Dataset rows
..........

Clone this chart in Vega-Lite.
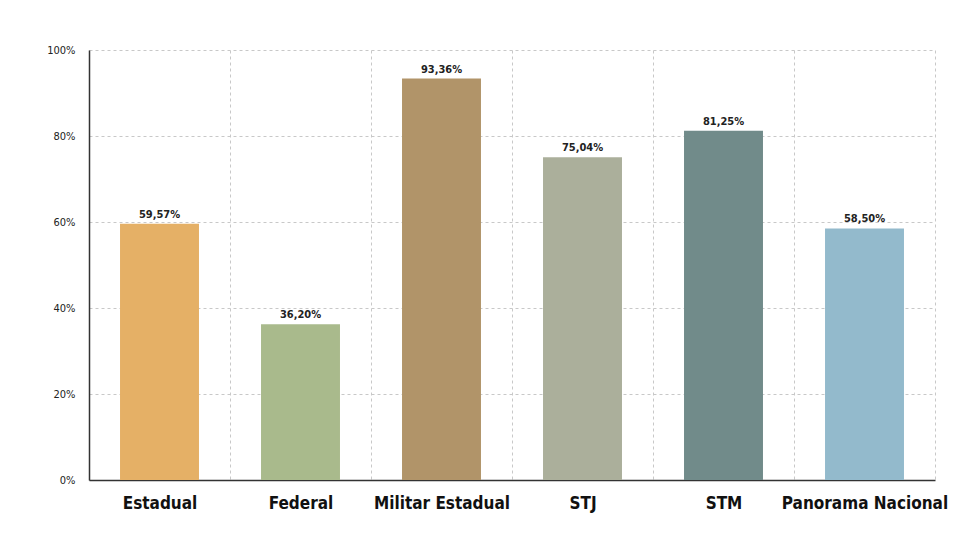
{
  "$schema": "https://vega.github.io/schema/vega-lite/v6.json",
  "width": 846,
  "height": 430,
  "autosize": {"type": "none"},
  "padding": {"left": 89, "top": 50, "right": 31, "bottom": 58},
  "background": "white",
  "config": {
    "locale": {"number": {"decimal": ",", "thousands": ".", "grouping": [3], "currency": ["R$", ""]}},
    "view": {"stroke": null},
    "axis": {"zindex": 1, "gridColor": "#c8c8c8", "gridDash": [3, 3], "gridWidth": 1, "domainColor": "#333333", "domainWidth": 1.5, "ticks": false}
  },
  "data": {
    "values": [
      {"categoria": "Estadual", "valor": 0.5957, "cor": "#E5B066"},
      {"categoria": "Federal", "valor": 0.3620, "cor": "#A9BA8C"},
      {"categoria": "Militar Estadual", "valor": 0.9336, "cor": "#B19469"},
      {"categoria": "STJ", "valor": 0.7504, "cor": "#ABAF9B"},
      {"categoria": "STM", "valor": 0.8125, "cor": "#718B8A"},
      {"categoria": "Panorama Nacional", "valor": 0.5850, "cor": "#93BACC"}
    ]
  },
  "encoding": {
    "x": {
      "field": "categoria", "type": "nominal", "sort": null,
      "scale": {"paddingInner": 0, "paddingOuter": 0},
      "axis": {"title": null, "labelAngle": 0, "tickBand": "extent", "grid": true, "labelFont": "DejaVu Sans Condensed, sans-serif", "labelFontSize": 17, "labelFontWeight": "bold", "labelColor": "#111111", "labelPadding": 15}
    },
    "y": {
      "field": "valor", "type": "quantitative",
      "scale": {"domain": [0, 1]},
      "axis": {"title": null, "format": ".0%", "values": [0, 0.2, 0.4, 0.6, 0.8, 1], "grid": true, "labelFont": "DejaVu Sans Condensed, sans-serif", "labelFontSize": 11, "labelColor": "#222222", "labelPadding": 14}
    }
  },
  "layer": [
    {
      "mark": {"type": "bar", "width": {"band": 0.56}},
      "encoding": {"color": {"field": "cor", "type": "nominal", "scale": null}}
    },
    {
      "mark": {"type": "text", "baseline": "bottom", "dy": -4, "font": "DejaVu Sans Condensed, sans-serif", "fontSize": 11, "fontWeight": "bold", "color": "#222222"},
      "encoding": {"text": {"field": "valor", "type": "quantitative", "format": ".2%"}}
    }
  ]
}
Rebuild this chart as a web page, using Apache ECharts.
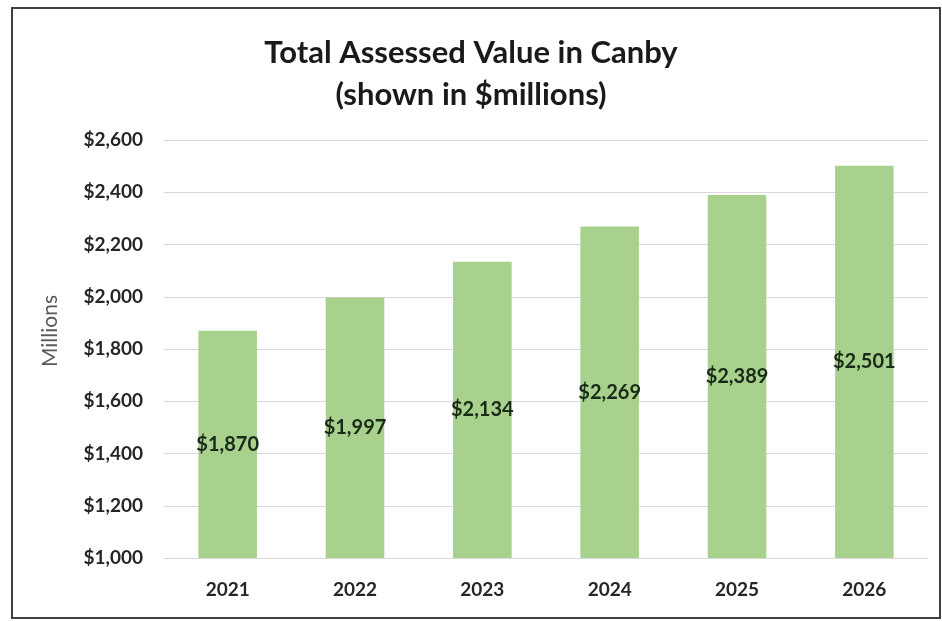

..........

-- Short task --
Every record above should be transcribed exactly; the pictures stay out of the copy.

-- Expected answer --
Clone this chart in Vega-Lite.
{
  "$schema": "https://vega.github.io/schema/vega-lite/v6.json",
  "width": 846,
  "height": 430,
  "autosize": {"type": "none"},
  "padding": {"left": 89, "top": 50, "right": 31, "bottom": 58},
  "background": "white",
  "config": {
    "locale": {"number": {"decimal": ",", "thousands": ".", "grouping": [3], "currency": ["R$", ""]}},
    "view": {"stroke": null},
    "axis": {"zindex": 1, "gridColor": "#c8c8c8", "gridDash": [3, 3], "gridWidth": 1, "domainColor": "#333333", "domainWidth": 1.5, "ticks": false}
  },
  "data": {
    "values": [
      {"categoria": "Estadual", "valor": 0.5957, "cor": "#E5B066"},
      {"categoria": "Federal", "valor": 0.3620, "cor": "#A9BA8C"},
      {"categoria": "Militar Estadual", "valor": 0.9336, "cor": "#B19469"},
      {"categoria": "STJ", "valor": 0.7504, "cor": "#ABAF9B"},
      {"categoria": "STM", "valor": 0.8125, "cor": "#718B8A"},
      {"categoria": "Panorama Nacional", "valor": 0.5850, "cor": "#93BACC"}
    ]
  },
  "encoding": {
    "x": {
      "field": "categoria", "type": "nominal", "sort": null,
      "scale": {"paddingInner": 0, "paddingOuter": 0},
      "axis": {"title": null, "labelAngle": 0, "tickBand": "extent", "grid": true, "labelFont": "DejaVu Sans Condensed, sans-serif", "labelFontSize": 17, "labelFontWeight": "bold", "labelColor": "#111111", "labelPadding": 15}
    },
    "y": {
      "field": "valor", "type": "quantitative",
      "scale": {"domain": [0, 1]},
      "axis": {"title": null, "format": ".0%", "values": [0, 0.2, 0.4, 0.6, 0.8, 1], "grid": true, "labelFont": "DejaVu Sans Condensed, sans-serif", "labelFontSize": 11, "labelColor": "#222222", "labelPadding": 14}
    }
  },
  "layer": [
    {
      "mark": {"type": "bar", "width": {"band": 0.56}},
      "encoding": {"color": {"field": "cor", "type": "nominal", "scale": null}}
    },
    {
      "mark": {"type": "text", "baseline": "bottom", "dy": -4, "font": "DejaVu Sans Condensed, sans-serif", "fontSize": 11, "fontWeight": "bold", "color": "#222222"},
      "encoding": {"text": {"field": "valor", "type": "quantitative", "format": ".2%"}}
    }
  ]
}
Rebuild this chart as a web page, using Apache ECharts.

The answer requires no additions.